Excerpt: Social skills strategies for students on the autism spectrum are key to the development of healthy relationships and fulfilling social interactions.
Challenges with communication and social interaction are common in people who are diagnosed with autism spectrum disorders. This population often experience difficulties in interacting and communicating with others, which significantly affects their ability to form relationships. Relationships are an essential part of healthy functioning and overall wellbeing for everyone, but this is especially true for students, such as the post-high school ones we support at Transitions. So much of a student’s educational success relies on his or her ability to communicate, and thus form relationships, with their peers, teachers, coaches and others.
It is vital that students on the autism spectrum receive the support they need to flourish socially. Thankfully, there is a lot of support out there. At the Transitions campus, near Albany, New York, we offer support programs and camps tailored to the various needs of the young people we support, including social skills strategies for students on the autism spectrum. But even if your student has not yet graduated from high school, there are still ways you can help them now to learn the social skills they need to navigate college, the career field and independent living as a whole.
Social Skills Strategies for Students with Autism
Parents, mentors and teachers of students on the autism spectrum have many options for supporting him or her in developing the necessary social skills for effective communication and building meaningful relationships.
- Model (and explain) – Young people typically learn through watching and imitating others. The more appropriate social behavior a child or teen sees, the more likely they are to incorporate it into his or her own social interactions. Because children and teens on the autism spectrum may not be able to fully understand what they are seeing, it is important to couple modeled behavior with explanations of what you are doing and why.
- Reinforce – Positive reinforcement is useful in teaching any child or teen, especially those on the autism spectrum.

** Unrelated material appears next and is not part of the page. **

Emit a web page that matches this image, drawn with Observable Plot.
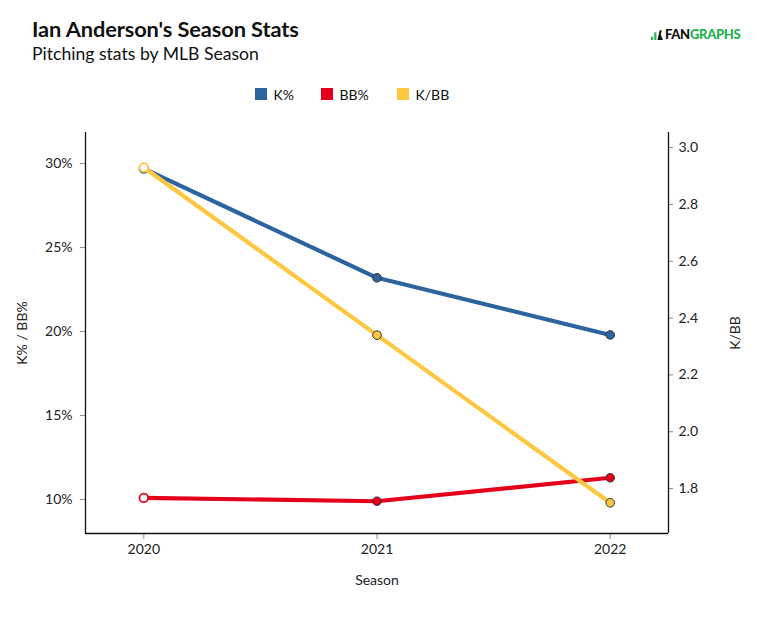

Give positive reinforcement immediately after the desired social behavior has occurred as a way to encourage and solidify future behaviors.

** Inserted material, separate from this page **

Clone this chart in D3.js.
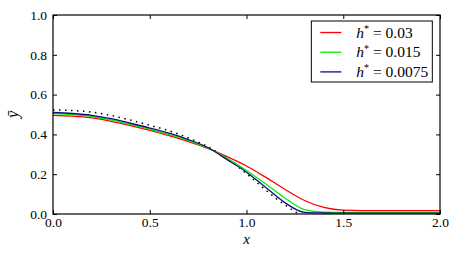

- Choose the teaching environment wisely – Children and teens on the autism spectrum are particularly attuned to environmental sensations (noise, light, etc.) and can become easily overwhelmed. When supporting the learning of social skills strategies for students on the autism spectrum, it is vital to be aware of possible sensory issues and alter the environment accordingly.
- Teach boundaries – Having a clear set of social boundaries and rules is essential in learning what is acceptable and what is not, in terms of appropriate social behavior. Children and teens on the autism spectrum tend to have trouble understanding the “unwritten” boundaries, so giving them concrete expectations is often necessary. Give them clear guidelines about things such as personal space, expressions of affection, sensitive topics and more.

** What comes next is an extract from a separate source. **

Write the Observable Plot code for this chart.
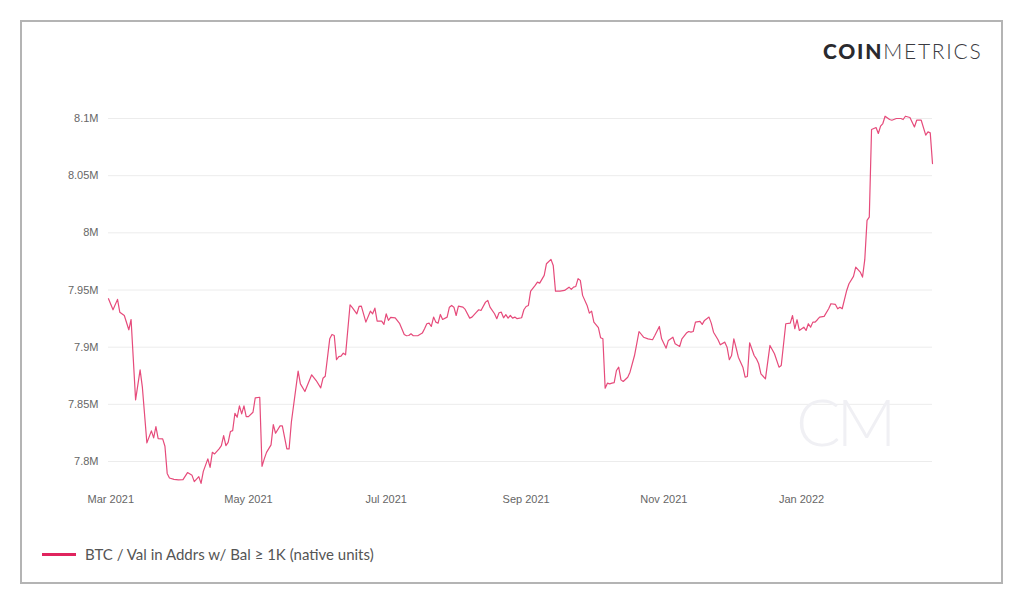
<!DOCTYPE html>
<html>
<head>
<meta charset="utf-8">
<script src="https://cdn.jsdelivr.net/npm/d3@7"></script>
<script src="https://cdn.jsdelivr.net/npm/@observablehq/plot@0.6"></script>
<style>
  html, body { margin: 0; padding: 0; background: #fff; }
  #wrap { position: relative; width: 1024px; height: 607px; overflow: hidden; }
  #frame { position: absolute; left: 20px; top: 20px; width: 979px; height: 560px; border: 2px solid #b4b4b4; }
  #chart { position: absolute; left: 0; top: 0; }
  #logo { position: absolute; left: 823px; top: 38px; font-family: Lato, "Open Sans", sans-serif; font-size: 21px; letter-spacing: 1.75px; color: #2a2a2e; white-space: nowrap; }
  #logo b { font-weight: 900; }
  #logo span { font-weight: 300; color: #3a3a40; }
  #watermark { position: absolute; left: 796px; top: 381px; font-family: Lato, sans-serif; font-weight: 300; font-size: 66px; color: #f0f0f4; letter-spacing: -4px; }
  #legend { position: absolute; left: 42px; top: 545px; display: flex; align-items: center; font-family: Lato, "Open Sans", sans-serif; font-size: 15px; color: #555; white-space: nowrap; }
  #legend .sw { width: 34px; height: 3px; background: #e0245e; margin-right: 9px; }
</style>
</head>
<body>
<div id="wrap">
  <div id="frame"></div>
  <div id="chart"></div>
  <div id="watermark">CM</div>
  <div id="logo"><b>COIN</b><span>METRICS</span></div>
  <div id="legend"><div class="sw"></div><div id="legendText"></div></div>
</div>
<script>
const seriesName = "BTC / Val in Addrs w/ Bal \u2265 1K (native units)";

const dates = [
"2021-02-28","2021-03-02","2021-03-04","2021-03-05","2021-03-07","2021-03-09","2021-03-10","2021-03-12","2021-03-14","2021-03-15",
"2021-03-17","2021-03-19","2021-03-20","2021-03-21","2021-03-22","2021-03-24","2021-03-25","2021-03-26","2021-03-27","2021-03-29",
"2021-03-31","2021-04-02","2021-04-04","2021-04-06","2021-04-07","2021-04-09","2021-04-10","2021-04-11","2021-04-13","2021-04-14",
"2021-04-15","2021-04-16","2021-04-18","2021-04-19","2021-04-20","2021-04-21","2021-04-22","2021-04-23","2021-04-24","2021-04-25",
"2021-04-26","2021-04-27","2021-04-28","2021-04-29","2021-04-30","2021-05-01","2021-05-03","2021-05-04","2021-05-06","2021-05-07",
"2021-05-08","2021-05-09","2021-05-11","2021-05-12","2021-05-13","2021-05-15","2021-05-16","2021-05-18","2021-05-19","2021-05-20",
"2021-05-23","2021-05-24","2021-05-26","2021-05-29","2021-05-31","2021-06-02","2021-06-03","2021-06-04","2021-06-06","2021-06-07",
"2021-06-08","2021-06-09","2021-06-10","2021-06-11","2021-06-12","2021-06-13","2021-06-15","2021-06-16","2021-06-18","2021-06-19",
"2021-06-20","2021-06-22","2021-06-24","2021-06-25","2021-06-26","2021-06-27","2021-06-29","2021-06-30","2021-07-01","2021-07-02",
"2021-07-03","2021-07-05","2021-07-07","2021-07-09","2021-07-10","2021-07-11","2021-07-12","2021-07-13","2021-07-15","2021-07-17",
"2021-07-18","2021-07-19","2021-07-20","2021-07-21","2021-07-22","2021-07-23","2021-07-24","2021-07-25","2021-07-26","2021-07-28",
"2021-07-29","2021-07-30","2021-07-31","2021-08-01","2021-08-02","2021-08-04","2021-08-05","2021-08-07","2021-08-08","2021-08-10",
"2021-08-11","2021-08-12","2021-08-14","2021-08-15","2021-08-16","2021-08-18","2021-08-19","2021-08-20","2021-08-21","2021-08-22",
"2021-08-23","2021-08-24","2021-08-25","2021-08-26","2021-08-27","2021-08-28","2021-08-30","2021-08-31","2021-09-01","2021-09-02",
"2021-09-03","2021-09-05","2021-09-06","2021-09-07","2021-09-09","2021-09-10","2021-09-12","2021-09-13","2021-09-14","2021-09-16",
"2021-09-18","2021-09-20","2021-09-21","2021-09-22","2021-09-23","2021-09-24","2021-09-25","2021-09-26","2021-09-28","2021-09-29",
"2021-09-30","2021-10-01","2021-10-03","2021-10-04","2021-10-05","2021-10-06","2021-10-07","2021-10-08","2021-10-09","2021-10-10",
"2021-10-11","2021-10-12","2021-10-13","2021-10-14","2021-10-16","2021-10-17","2021-10-19","2021-10-20","2021-10-21","2021-10-23",
"2021-10-25","2021-10-27","2021-10-28","2021-10-30","2021-10-31","2021-11-02","2021-11-03","2021-11-05","2021-11-06","2021-11-08",
"2021-11-09","2021-11-11","2021-11-12","2021-11-13","2021-11-14","2021-11-15","2021-11-17","2021-11-18","2021-11-19","2021-11-21",
"2021-11-22","2021-11-23","2021-11-25","2021-11-26","2021-11-28","2021-11-29","2021-11-30","2021-12-01","2021-12-02","2021-12-03",
"2021-12-04","2021-12-06","2021-12-07","2021-12-08","2021-12-09","2021-12-11","2021-12-12","2021-12-13","2021-12-14","2021-12-16",
"2021-12-18","2021-12-20","2021-12-22","2021-12-23","2021-12-25","2021-12-27","2021-12-28","2021-12-29","2021-12-30","2021-12-31",
"2022-01-02","2022-01-03","2022-01-04","2022-01-05","2022-01-06","2022-01-07","2022-01-08","2022-01-09","2022-01-11","2022-01-13",
"2022-01-14","2022-01-16","2022-01-17","2022-01-18","2022-01-19","2022-01-21","2022-01-22","2022-01-24","2022-01-25","2022-01-27",
"2022-01-28","2022-01-29","2022-01-30","2022-01-31","2022-02-01","2022-02-03","2022-02-04","2022-02-05","2022-02-06","2022-02-07",
"2022-02-09","2022-02-10","2022-02-12","2022-02-14","2022-02-15","2022-02-16","2022-02-18","2022-02-20","2022-02-21","2022-02-23",
"2022-02-25","2022-02-26","2022-02-27","2022-02-28"
];

// values in millions of BTC
const values = [
7.9424,7.9327,7.9418,7.9306,7.9277,7.9152,7.9242,7.8539,7.8802,7.8650,
7.8163,7.8268,7.8207,7.8305,7.8200,7.8198,7.8133,7.7896,7.7856,7.7844,
7.7839,7.7841,7.7903,7.7879,7.7824,7.7868,7.7809,7.7914,7.8023,7.7949,
7.8080,7.8066,7.8110,7.8139,7.8227,7.8139,7.8168,7.8262,7.8270,7.8422,
7.8387,7.8487,7.8417,7.8487,7.8393,7.8393,7.8431,7.8557,7.8562,7.7958,
7.8023,7.8080,7.8145,7.8323,7.8247,7.8312,7.8312,7.8110,7.8110,7.8343,
7.8790,7.8679,7.8612,7.8758,7.8708,7.8644,7.8728,7.8746,7.9073,7.9111,
7.9102,7.8890,7.8918,7.8921,7.8947,7.8933,7.9371,7.9345,7.9292,7.9356,
7.9359,7.9219,7.9315,7.9292,7.9341,7.9228,7.9228,7.9199,7.9292,7.9234,
7.9260,7.9257,7.9205,7.9111,7.9100,7.9102,7.9117,7.9100,7.9100,7.9123,
7.9161,7.9205,7.9210,7.9181,7.9263,7.9219,7.9210,7.9286,7.9242,7.9263,
7.9350,7.9365,7.9350,7.9277,7.9359,7.9350,7.9330,7.9254,7.9263,7.9306,
7.9327,7.9321,7.9394,7.9409,7.9350,7.9292,7.9249,7.9301,7.9306,7.9257,
7.9284,7.9254,7.9277,7.9254,7.9263,7.9249,7.9257,7.9327,7.9356,7.9365,
7.9490,7.9540,7.9569,7.9560,7.9628,7.9730,7.9768,7.9715,7.9490,7.9490,
7.9496,7.9525,7.9505,7.9525,7.9531,7.9599,7.9584,7.9453,7.9365,7.9298,
7.9315,7.9219,7.9170,7.9082,7.9073,7.8641,7.8685,7.8679,7.8685,7.8690,
7.8796,7.8825,7.8714,7.8700,7.8737,7.8781,7.8927,7.9030,7.9137,7.9087,
7.9073,7.9065,7.9102,7.9181,7.9073,7.8991,7.9059,7.9087,7.9030,7.9006,
7.9073,7.9123,7.9137,7.9131,7.9137,7.9219,7.9225,7.9199,7.9234,7.9263,
7.9210,7.9131,7.9065,7.9021,7.9044,7.9000,7.8890,7.8927,7.9073,7.8995,
7.8912,7.8825,7.8737,7.8743,7.9038,7.8927,7.8898,7.8855,7.8767,7.8723,
7.9015,7.8942,7.8825,7.8840,7.9205,7.9210,7.9277,7.9161,7.9240,7.9146,
7.9175,7.9146,7.9205,7.9175,7.9219,7.9219,7.9240,7.9263,7.9269,7.9336,
7.9380,7.9374,7.9336,7.9350,7.9336,7.9496,7.9555,7.9619,7.9700,7.9657,
7.9613,7.9765,8.0109,8.0138,8.0904,8.0921,8.0869,8.0933,8.0956,8.1020,
8.0991,8.0985,8.1000,8.1000,8.0991,8.1020,8.1009,8.0926,8.0985,8.0985,
8.0854,8.0883,8.0874,8.0606
];

const yTicks = [7.8, 7.85, 7.9, 7.95, 8.0, 8.05, 8.1];
const xTickDates = ["2021-03-01", "2021-05-01", "2021-07-01", "2021-09-01", "2021-11-01", "2022-01-01"];
const xDomain = ["2021-02-28", "2022-02-28"];

const data = dates.map((d, i) => ({date: new Date(d + "T00:00:00Z"), value: values[i]}));
const toDate = s => new Date(s + "T00:00:00Z");

const chart = Plot.plot({
  width: 1024,
  height: 607,
  marginLeft: 108,
  marginRight: 92,
  marginTop: 118,
  marginBottom: 146,
  style: {fontFamily: "'Liberation Sans', Arial, sans-serif", fontSize: "11px", color: "#666", background: "transparent", overflow: "visible"},
  x: {type: "utc", domain: xDomain.map(toDate)},
  y: {domain: [7.8, 8.1]},
  marks: [
    Plot.ruleY(yTicks, {stroke: "#ececec", strokeWidth: 1}),
    Plot.axisY({ticks: yTicks, tickSize: 0, tickPadding: 10, label: null, tickFormat: d => `${+d.toFixed(2)}M`}),
    Plot.axisX({ticks: xTickDates.map(toDate), tickSize: 0, tickPadding: 34, label: null, tickFormat: d3.utcFormat("%b %Y")}),
    Plot.lineY(data, {x: "date", y: "value", stroke: "#e64b7b", strokeWidth: 1.2})
  ]
});
document.getElementById("chart").appendChild(chart);
document.getElementById("legendText").textContent = seriesName;
</script>
</body>
</html>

- Role-playing and social “scripts” – One of the most effective ways to teach social skills strategies to children and teens on the autism spectrum is using role-playing and “scripts” or stories. Social “scripts” are written narratives describing common social situations the student may encounter (i.e. – riding the school bus, waiting in the lunch line, etc.). Social scripts are great for students on the autism spectrum because they provide structure and predictability to situations that otherwise might seem scary or overwhelming.
Whether or not a child or teen receives outside intervention or educational assistance, there are many well-defined ways to support the learning of social skills strategies for students on the autism spectrum.